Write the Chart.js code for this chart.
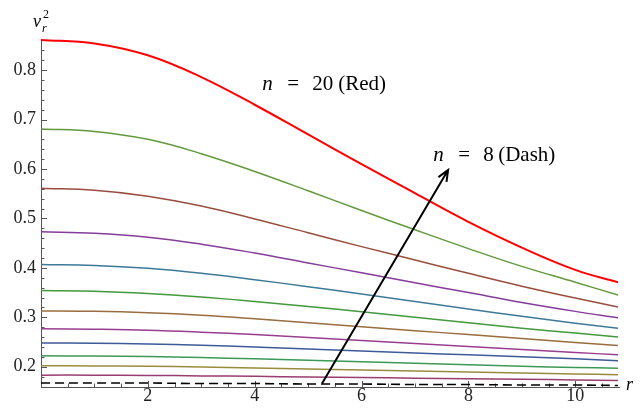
<!DOCTYPE html>
<html>
<head>
<meta charset="utf-8">
<script src="https://cdn.jsdelivr.net/npm/chart.js@4"></script>
<style>
  html, body { margin: 0; padding: 0; background: #fff; }
  #wrap { width: 640px; height: 410px; }
</style>
</head>
<body>
<div id="wrap"><canvas id="vChart" width="640" height="410"></canvas></div>
<script>
// radial coordinate r
const rPoints = [0, 1, 2, 3, 4, 5, 6, 7, 8, 9, 10, 10.8];

// v_r^2 for n = 8 ... 20
const vN8  = [0.167, 0.167, 0.167, 0.166, 0.166, 0.165, 0.165, 0.164, 0.164, 0.163, 0.163, 0.162];
const vN9  = [0.183, 0.183, 0.1825, 0.1815, 0.1805, 0.1793, 0.1781, 0.1769, 0.1757, 0.1745, 0.1733, 0.172];
const vN10 = [0.202, 0.2017, 0.201, 0.1995, 0.1975, 0.1955, 0.1935, 0.1915, 0.1895, 0.1875, 0.1855, 0.184];
const vN11 = [0.222, 0.2215, 0.2205, 0.2185, 0.216, 0.213, 0.210, 0.207, 0.204, 0.201, 0.1985, 0.197];
const vN12 = [0.248, 0.2475, 0.246, 0.2435, 0.240, 0.236, 0.232, 0.228, 0.224, 0.220, 0.216, 0.212];
const vN13 = [0.277, 0.276, 0.274, 0.270, 0.265, 0.259, 0.253, 0.247, 0.241, 0.235, 0.229, 0.224];
const vN14 = [0.313, 0.312, 0.309, 0.304, 0.297, 0.289, 0.281, 0.273, 0.265, 0.257, 0.249, 0.243];
const vN15 = [0.354, 0.3525, 0.348, 0.341, 0.332, 0.322, 0.311, 0.300, 0.289, 0.278, 0.268, 0.260];
const vN16 = [0.407, 0.405, 0.399, 0.389, 0.376, 0.362, 0.347, 0.332, 0.317, 0.302, 0.288, 0.278];
const vN17 = [0.473, 0.470, 0.462, 0.448, 0.430, 0.410, 0.390, 0.370, 0.350, 0.330, 0.312, 0.299];
const vN18 = [0.561, 0.557, 0.545, 0.525, 0.499, 0.471, 0.443, 0.416, 0.389, 0.363, 0.339, 0.321];
const vN19 = [0.681, 0.676, 0.660, 0.631, 0.595, 0.556, 0.516, 0.477, 0.439, 0.403, 0.371, 0.345];
const vN20 = [0.861, 0.854, 0.830, 0.786, 0.730, 0.670, 0.610, 0.551, 0.493, 0.441, 0.396, 0.371];

const series = [vN8, vN9, vN10, vN11, vN12, vN13, vN14, vN15, vN16, vN17, vN18, vN19, vN20];
const lineColors = ['#000000', '#993d71', '#998b3d', '#3d9956', '#3d5a99', '#993d90',
                    '#996d3d', '#43993d', '#3d7999', '#843d99', '#994e3d', '#62993d', '#ff0000'];

// axes
const xRange = [0, 10.8];
const yRange = [0.159, 0.863];
const xTicks = [2, 4, 6, 8, 10];
const yTicks = [0.2, 0.3, 0.4, 0.5, 0.6, 0.7, 0.8];

// annotations (data coordinates)
const arrowFrom = [5.26, 0.166];
const arrowTo = [7.62, 0.598];
const label20At = [4.14, 0.760];
const label8At = [7.34, 0.616];

const serif = "'Liberation Serif', 'Times New Roman', serif";

const datasets = series.map((vals, i) => ({
    data: vals.map((v, k) => ({ x: rPoints[k], y: v })),
    borderColor: lineColors[i],
    borderWidth: i === 12 ? 2 : (i === 0 ? 1.6 : 1.5),
    borderDash: i === 0 ? [9, 5] : [],
    pointRadius: 0,
    fill: false,
    tension: 0.4
}));

const overlay = {
    id: 'overlay',
    beforeDatasetsDraw(chart) {
        const { ctx, chartArea: a, scales: { x, y } } = chart;
        ctx.save();
        ctx.strokeStyle = '#555';
        ctx.lineWidth = 1;
        ctx.beginPath();
        ctx.moveTo(a.left + 0.5, a.top);
        ctx.lineTo(a.left + 0.5, a.bottom + 0.5);
        ctx.lineTo(a.right + 2, a.bottom + 0.5);
        // y ticks (major every 0.1, minor every 0.02)
        for (let k = 8; k <= 43; k++) {
            const v = k * 0.02;
            if (v < yRange[0] || v > yRange[1]) continue;
            const py = Math.round(y.getPixelForValue(v)) + 0.5;
            const len = (k % 5 === 0) ? 6 : 3.5;
            ctx.moveTo(a.left, py);
            ctx.lineTo(a.left + len, py);
        }
        // x ticks (major every 2, minor every 0.5)
        for (let k = 1; k <= 21; k++) {
            const v = k * 0.5;
            const px = Math.round(x.getPixelForValue(v)) + 0.5;
            const len = (k % 4 === 0) ? 6 : 3.5;
            ctx.moveTo(px, a.bottom);
            ctx.lineTo(px, a.bottom - len);
        }
        ctx.stroke();
        ctx.restore();
    },
    afterDatasetsDraw(chart) {
        const { ctx, scales: { x, y } } = chart;
        ctx.save();
        // arrow
        const x1 = x.getPixelForValue(arrowFrom[0]), y1 = y.getPixelForValue(arrowFrom[1]);
        const x2 = x.getPixelForValue(arrowTo[0]), y2 = y.getPixelForValue(arrowTo[1]);
        const ang = Math.atan2(y2 - y1, x2 - x1);
        ctx.strokeStyle = '#000';
        ctx.lineWidth = 2;
        ctx.beginPath();
        ctx.moveTo(x1, y1);
        ctx.lineTo(x2, y2);
        ctx.moveTo(x2 - 12 * Math.cos(ang - 0.4), y2 - 12 * Math.sin(ang - 0.4));
        ctx.lineTo(x2, y2);
        ctx.lineTo(x2 - 12 * Math.cos(ang + 0.4), y2 - 12 * Math.sin(ang + 0.4));
        ctx.stroke();

        // labels
        ctx.fillStyle = '#000';
        ctx.textBaseline = 'alphabetic';
        const note = (at, num, numOff, tail, tailOff) => {
            const px = x.getPixelForValue(at[0]), py = y.getPixelForValue(at[1]);
            ctx.font = 'italic 21px ' + serif;
            ctx.fillText('n', px, py);
            ctx.font = '21px ' + serif;
            ctx.fillText('=', px + 25, py);
            ctx.fillText(num, px + numOff, py);
            ctx.fillText(tail, px + tailOff, py);
        };
        note(label20At, '20', 50, '(Red)', 76);
        note(label8At, '8', 50, '(Dash)', 65);

        // axis names
        const a = chart.chartArea;
        ctx.font = 'italic 18px ' + serif;
        ctx.fillText('v', a.left - 8, 27);
        ctx.font = 'italic 12px ' + serif;
        ctx.fillText('r', a.left + 1, 32);
        ctx.font = '12px ' + serif;
        ctx.fillText('2', a.left + 2, 18);
        ctx.font = 'italic 18px ' + serif;
        ctx.fillText('r', a.right + 8, a.bottom + 3);
        ctx.restore();
    }
};

new Chart(document.getElementById('vChart').getContext('2d'), {
    type: 'line',
    data: { datasets: datasets },
    options: {
        responsive: false,
        animation: false,
        layout: { padding: { top: 39, right: 22, left: 0, bottom: 0 } },
        plugins: { legend: { display: false }, tooltip: { enabled: false } },
        scales: {
            x: {
                type: 'linear',
                min: xRange[0],
                max: xRange[1],
                grid: { display: false, drawTicks: false },
                border: { display: false },
                afterBuildTicks: s => { s.ticks = xTicks.map(v => ({ value: v })); },
                afterFit: s => { s.height = 23; },
                ticks: {
                    padding: -2,
                    color: '#222',
                    font: { family: serif, size: 18 },
                    maxRotation: 0,
                    callback: v => String(v)
                }
            },
            y: {
                min: yRange[0],
                max: yRange[1],
                grid: { display: false, drawTicks: false },
                border: { display: false },
                afterBuildTicks: s => { s.ticks = yTicks.map(v => ({ value: v })); },
                afterFit: s => { s.width = 41; },
                ticks: {
                    padding: 5,
                    color: '#222',
                    font: { family: serif, size: 18 },
                    callback: v => v.toFixed(1)
                }
            }
        }
    },
    plugins: [overlay]
});
</script>
</body>
</html>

*-*-*

Your objective: Reproduce exactly the run of lines that opens the listing and closes with the line holding "9, 10, 10.8];". Pictures are excluded.

Response to the task:
Write the Chart.js code for this chart.
<!DOCTYPE html>
<html>
<head>
<meta charset="utf-8">
<script src="https://cdn.jsdelivr.net/npm/chart.js@4"></script>
<style>
  html, body { margin: 0; padding: 0; background: #fff; }
  #wrap { width: 640px; height: 410px; }
</style>
</head>
<body>
<div id="wrap"><canvas id="vChart" width="640" height="410"></canvas></div>
<script>
// radial coordinate r
const rPoints = [0, 1, 2, 3, 4, 5, 6, 7, 8, 9, 10, 10.8];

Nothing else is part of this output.